**Given data:**

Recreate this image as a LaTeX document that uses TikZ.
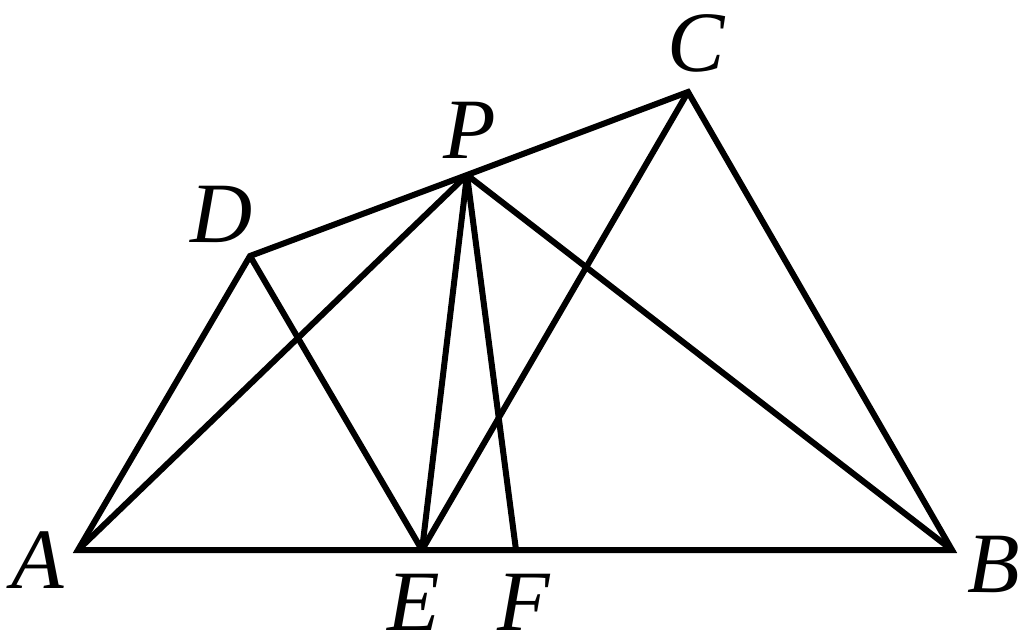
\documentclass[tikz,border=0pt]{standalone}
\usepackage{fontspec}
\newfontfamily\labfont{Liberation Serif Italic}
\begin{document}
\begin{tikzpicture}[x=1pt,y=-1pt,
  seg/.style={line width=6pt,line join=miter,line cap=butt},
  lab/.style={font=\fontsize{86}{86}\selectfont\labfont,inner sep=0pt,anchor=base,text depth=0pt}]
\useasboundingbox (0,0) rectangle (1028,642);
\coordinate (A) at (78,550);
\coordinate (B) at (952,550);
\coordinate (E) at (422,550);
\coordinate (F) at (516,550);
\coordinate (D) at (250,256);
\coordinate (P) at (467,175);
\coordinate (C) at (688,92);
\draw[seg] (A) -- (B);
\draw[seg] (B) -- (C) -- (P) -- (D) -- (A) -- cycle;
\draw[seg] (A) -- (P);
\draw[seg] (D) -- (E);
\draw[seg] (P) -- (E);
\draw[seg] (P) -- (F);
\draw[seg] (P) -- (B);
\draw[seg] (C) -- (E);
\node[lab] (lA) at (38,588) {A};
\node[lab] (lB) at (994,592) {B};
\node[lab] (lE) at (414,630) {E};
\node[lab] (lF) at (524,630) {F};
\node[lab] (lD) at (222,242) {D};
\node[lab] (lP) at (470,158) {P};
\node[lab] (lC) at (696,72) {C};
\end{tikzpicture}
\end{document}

...

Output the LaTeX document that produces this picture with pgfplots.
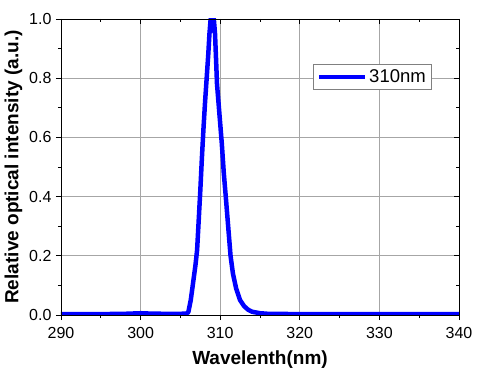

**What the exercise asks:** Which lines above contain the word "LaTeX"? Copy each of them.

**Exercise answer:**
Recreate this image as a LaTeX document that uses TikZ.
Output the LaTeX document that produces this picture with pgfplots.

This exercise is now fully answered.